--- Start of Supplied material ---

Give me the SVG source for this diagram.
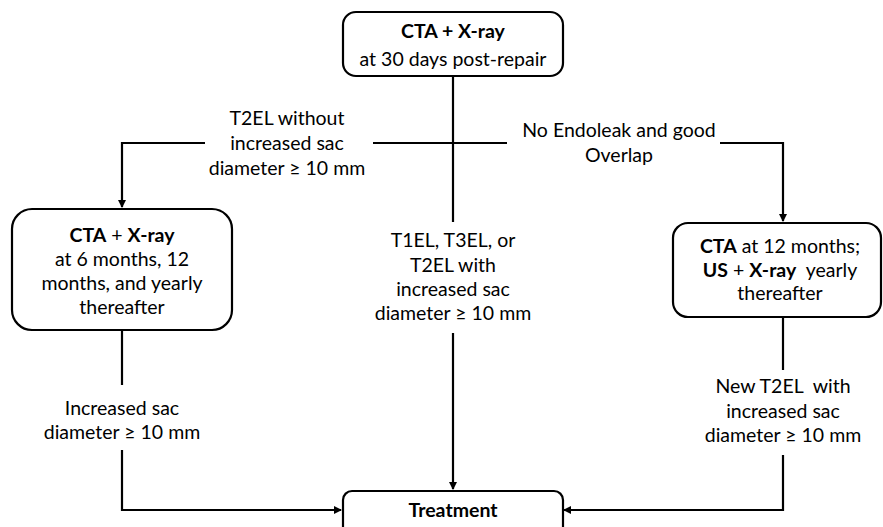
<svg xmlns="http://www.w3.org/2000/svg" width="883" height="527" viewBox="0 0 883 527">
<style>
.box{fill:#fff;stroke:#000;stroke-width:2.2}
.ln{fill:none;stroke:#000;stroke-width:2.2}
text{font-family:Lato,"Liberation Sans",sans-serif;font-size:19.5px;fill:#000;text-anchor:middle;white-space:pre}
.b{font-weight:bold}
</style>
<defs>
<marker id="ah" markerWidth="8" markerHeight="8" refX="7" refY="4" orient="auto" markerUnits="userSpaceOnUse">
<path d="M0,0 L8,4 L0,8 Z" fill="#000"/>
</marker>
</defs>
<rect width="883" height="527" fill="#fff"/>
<g id="connectors">
<path class="ln" d="M453,76 V222"/>
<path class="ln" d="M373,143 H507"/>
<path class="ln" d="M205,143 H122 V207" marker-end="url(#ah)"/>
<path class="ln" d="M720,143 H783 V221" marker-end="url(#ah)"/>
<path class="ln" d="M453,333 V489" marker-end="url(#ah)"/>
<path class="ln" d="M122,330 V385"/>
<path class="ln" d="M122,450 V510 H341" marker-end="url(#ah)"/>
<path class="ln" d="M783,317 V370"/>
<path class="ln" d="M783,455 V510 H564" marker-end="url(#ah)"/>
</g>
<g id="labels">
<text x="287" y="125">T2EL without</text>
<text x="287" y="150">increased sac</text>
<text x="287" y="175">diameter ≥ 10 mm</text>
<text x="619" y="137">No Endoleak and good</text>
<text x="619" y="162">Overlap</text>
<text x="453" y="247">T1EL, T3EL, or</text>
<text x="453" y="272">T2EL with</text>
<text x="453" y="296">increased sac</text>
<text x="453" y="320">diameter ≥ 10 mm</text>
<text x="122" y="415">Increased sac</text>
<text x="122" y="439">diameter ≥ 10 mm</text>
<text x="783" y="393">New T2EL  with</text>
<text x="783" y="418">increased sac</text>
<text x="783" y="442">diameter ≥ 10 mm</text>
</g>
<g id="node-top">
<rect class="box" x="343" y="12" width="220" height="64" rx="13"/>
<text x="453" y="38" class="b">CTA + X-ray</text>
<text x="453" y="66">at 30 days post-repair</text>
</g>
<g id="node-left">
<rect class="box" x="12" y="209" width="220" height="121" rx="20"/>
<text x="122" y="242"><tspan class="b">CTA</tspan> + <tspan class="b">X-ray</tspan></text>
<text x="122" y="266">at 6 months, 12</text>
<text x="122" y="290">months, and yearly</text>
<text x="122" y="314">thereafter</text>
</g>
<g id="node-right">
<rect class="box" x="673" y="223" width="208" height="94" rx="15"/>
<text x="780" y="253"><tspan class="b">CTA</tspan> at 12 months;</text>
<text x="780" y="277"><tspan class="b">US</tspan> + <tspan class="b">X-ray</tspan>  yearly</text>
<text x="780" y="300">thereafter</text>
</g>
<g id="node-treatment">
<rect class="box" x="343" y="491" width="220" height="50" rx="9"/>
<text x="453" y="517" class="b">Treatment</text>
</g>
</svg>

--- End of Supplied material ---

• **Stated problem**
Every line above should be returned exactly; the pictures stay out.

• **The completed task**
Give me the SVG source for this diagram.
<svg xmlns="http://www.w3.org/2000/svg" width="883" height="527" viewBox="0 0 883 527">
<style>
.box{fill:#fff;stroke:#000;stroke-width:2.2}
.ln{fill:none;stroke:#000;stroke-width:2.2}
text{font-family:Lato,"Liberation Sans",sans-serif;font-size:19.5px;fill:#000;text-anchor:middle;white-space:pre}
.b{font-weight:bold}
</style>
<defs>
<marker id="ah" markerWidth="8" markerHeight="8" refX="7" refY="4" orient="auto" markerUnits="userSpaceOnUse">
<path d="M0,0 L8,4 L0,8 Z" fill="#000"/>
</marker>
</defs>
<rect width="883" height="527" fill="#fff"/>
<g id="connectors">
<path class="ln" d="M453,76 V222"/>
<path class="ln" d="M373,143 H507"/>
<path class="ln" d="M205,143 H122 V207" marker-end="url(#ah)"/>
<path class="ln" d="M720,143 H783 V221" marker-end="url(#ah)"/>
<path class="ln" d="M453,333 V489" marker-end="url(#ah)"/>
<path class="ln" d="M122,330 V385"/>
<path class="ln" d="M122,450 V510 H341" marker-end="url(#ah)"/>
<path class="ln" d="M783,317 V370"/>
<path class="ln" d="M783,455 V510 H564" marker-end="url(#ah)"/>
</g>
<g id="labels">
<text x="287" y="125">T2EL without</text>
<text x="287" y="150">increased sac</text>
<text x="287" y="175">diameter ≥ 10 mm</text>
<text x="619" y="137">No Endoleak and good</text>
<text x="619" y="162">Overlap</text>
<text x="453" y="247">T1EL, T3EL, or</text>
<text x="453" y="272">T2EL with</text>
<text x="453" y="296">increased sac</text>
<text x="453" y="320">diameter ≥ 10 mm</text>
<text x="122" y="415">Increased sac</text>
<text x="122" y="439">diameter ≥ 10 mm</text>
<text x="783" y="393">New T2EL  with</text>
<text x="783" y="418">increased sac</text>
<text x="783" y="442">diameter ≥ 10 mm</text>
</g>
<g id="node-top">
<rect class="box" x="343" y="12" width="220" height="64" rx="13"/>
<text x="453" y="38" class="b">CTA + X-ray</text>
<text x="453" y="66">at 30 days post-repair</text>
</g>
<g id="node-left">
<rect class="box" x="12" y="209" width="220" height="121" rx="20"/>
<text x="122" y="242"><tspan class="b">CTA</tspan> + <tspan class="b">X-ray</tspan></text>
<text x="122" y="266">at 6 months, 12</text>
<text x="122" y="290">months, and yearly</text>
<text x="122" y="314">thereafter</text>
</g>
<g id="node-right">
<rect class="box" x="673" y="223" width="208" height="94" rx="15"/>
<text x="780" y="253"><tspan class="b">CTA</tspan> at 12 months;</text>
<text x="780" y="277"><tspan class="b">US</tspan> + <tspan class="b">X-ray</tspan>  yearly</text>
<text x="780" y="300">thereafter</text>
</g>
<g id="node-treatment">
<rect class="box" x="343" y="491" width="220" height="50" rx="9"/>
<text x="453" y="517" class="b">Treatment</text>
</g>
</svg>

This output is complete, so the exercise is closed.